_PROBLEM DETAILS_: Take the material below and retype it in full; pictures are left out.

_MATERIAL PROVIDED_:
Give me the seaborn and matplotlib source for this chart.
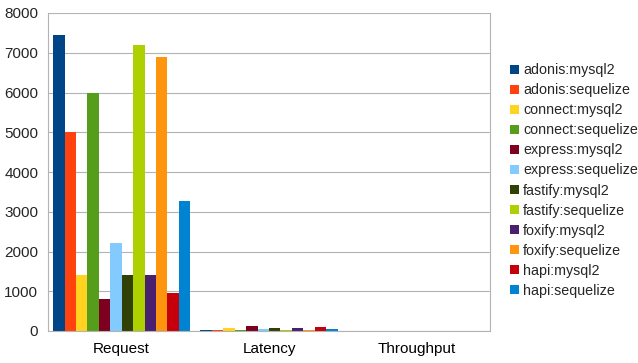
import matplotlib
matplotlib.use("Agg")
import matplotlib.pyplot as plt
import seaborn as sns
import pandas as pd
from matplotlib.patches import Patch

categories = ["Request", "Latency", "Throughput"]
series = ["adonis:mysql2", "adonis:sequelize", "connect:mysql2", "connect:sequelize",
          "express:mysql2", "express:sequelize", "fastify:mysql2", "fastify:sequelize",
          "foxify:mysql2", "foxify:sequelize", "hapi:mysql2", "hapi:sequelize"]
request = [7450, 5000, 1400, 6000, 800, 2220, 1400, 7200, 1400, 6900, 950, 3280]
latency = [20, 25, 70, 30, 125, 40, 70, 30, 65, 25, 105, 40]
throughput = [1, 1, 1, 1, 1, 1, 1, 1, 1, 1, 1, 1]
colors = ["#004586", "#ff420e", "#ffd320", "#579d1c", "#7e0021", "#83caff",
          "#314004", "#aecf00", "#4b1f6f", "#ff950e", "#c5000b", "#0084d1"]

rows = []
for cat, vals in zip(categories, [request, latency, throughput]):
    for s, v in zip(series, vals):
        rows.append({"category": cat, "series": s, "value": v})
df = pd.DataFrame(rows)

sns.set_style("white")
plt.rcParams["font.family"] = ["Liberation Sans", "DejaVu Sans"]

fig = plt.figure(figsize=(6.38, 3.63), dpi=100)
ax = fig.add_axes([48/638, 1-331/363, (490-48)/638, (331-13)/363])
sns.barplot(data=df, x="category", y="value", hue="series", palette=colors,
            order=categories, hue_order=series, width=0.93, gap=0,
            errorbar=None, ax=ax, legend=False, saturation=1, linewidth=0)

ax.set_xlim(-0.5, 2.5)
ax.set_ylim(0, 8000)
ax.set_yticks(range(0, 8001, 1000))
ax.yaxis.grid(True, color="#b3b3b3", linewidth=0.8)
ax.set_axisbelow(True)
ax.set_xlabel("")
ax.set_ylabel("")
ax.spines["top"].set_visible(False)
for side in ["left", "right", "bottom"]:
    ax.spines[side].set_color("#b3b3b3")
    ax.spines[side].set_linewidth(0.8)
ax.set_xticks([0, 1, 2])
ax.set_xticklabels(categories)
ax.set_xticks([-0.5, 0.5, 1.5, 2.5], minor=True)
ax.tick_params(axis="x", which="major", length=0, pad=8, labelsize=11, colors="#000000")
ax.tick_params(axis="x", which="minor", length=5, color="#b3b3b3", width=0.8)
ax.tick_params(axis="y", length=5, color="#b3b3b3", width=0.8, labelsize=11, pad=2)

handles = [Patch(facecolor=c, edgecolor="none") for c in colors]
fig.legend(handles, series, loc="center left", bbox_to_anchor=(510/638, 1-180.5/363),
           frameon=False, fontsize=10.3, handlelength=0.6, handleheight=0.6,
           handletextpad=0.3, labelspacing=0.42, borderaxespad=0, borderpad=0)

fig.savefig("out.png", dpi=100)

_WRITTEN RESPONSE_:
Give me the seaborn and matplotlib source for this chart.
import matplotlib
matplotlib.use("Agg")
import matplotlib.pyplot as plt
import seaborn as sns
import pandas as pd
from matplotlib.patches import Patch

categories = ["Request", "Latency", "Throughput"]
series = ["adonis:mysql2", "adonis:sequelize", "connect:mysql2", "connect:sequelize",
          "express:mysql2", "express:sequelize", "fastify:mysql2", "fastify:sequelize",
          "foxify:mysql2", "foxify:sequelize", "hapi:mysql2", "hapi:sequelize"]
request = [7450, 5000, 1400, 6000, 800, 2220, 1400, 7200, 1400, 6900, 950, 3280]
latency = [20, 25, 70, 30, 125, 40, 70, 30, 65, 25, 105, 40]
throughput = [1, 1, 1, 1, 1, 1, 1, 1, 1, 1, 1, 1]
colors = ["#004586", "#ff420e", "#ffd320", "#579d1c", "#7e0021", "#83caff",
          "#314004", "#aecf00", "#4b1f6f", "#ff950e", "#c5000b", "#0084d1"]

rows = []
for cat, vals in zip(categories, [request, latency, throughput]):
    for s, v in zip(series, vals):
        rows.append({"category": cat, "series": s, "value": v})
df = pd.DataFrame(rows)

sns.set_style("white")
plt.rcParams["font.family"] = ["Liberation Sans", "DejaVu Sans"]

fig = plt.figure(figsize=(6.38, 3.63), dpi=100)
ax = fig.add_axes([48/638, 1-331/363, (490-48)/638, (331-13)/363])
sns.barplot(data=df, x="category", y="value", hue="series", palette=colors,
            order=categories, hue_order=series, width=0.93, gap=0,
            errorbar=None, ax=ax, legend=False, saturation=1, linewidth=0)

ax.set_xlim(-0.5, 2.5)
ax.set_ylim(0, 8000)
ax.set_yticks(range(0, 8001, 1000))
ax.yaxis.grid(True, color="#b3b3b3", linewidth=0.8)
ax.set_axisbelow(True)
ax.set_xlabel("")
ax.set_ylabel("")
ax.spines["top"].set_visible(False)
for side in ["left", "right", "bottom"]:
    ax.spines[side].set_color("#b3b3b3")
    ax.spines[side].set_linewidth(0.8)
ax.set_xticks([0, 1, 2])
ax.set_xticklabels(categories)
ax.set_xticks([-0.5, 0.5, 1.5, 2.5], minor=True)
ax.tick_params(axis="x", which="major", length=0, pad=8, labelsize=11, colors="#000000")
ax.tick_params(axis="x", which="minor", length=5, color="#b3b3b3", width=0.8)
ax.tick_params(axis="y", length=5, color="#b3b3b3", width=0.8, labelsize=11, pad=2)

handles = [Patch(facecolor=c, edgecolor="none") for c in colors]
fig.legend(handles, series, loc="center left", bbox_to_anchor=(510/638, 1-180.5/363),
           frameon=False, fontsize=10.3, handlelength=0.6, handleheight=0.6,
           handletextpad=0.3, labelspacing=0.42, borderaxespad=0, borderpad=0)

fig.savefig("out.png", dpi=100)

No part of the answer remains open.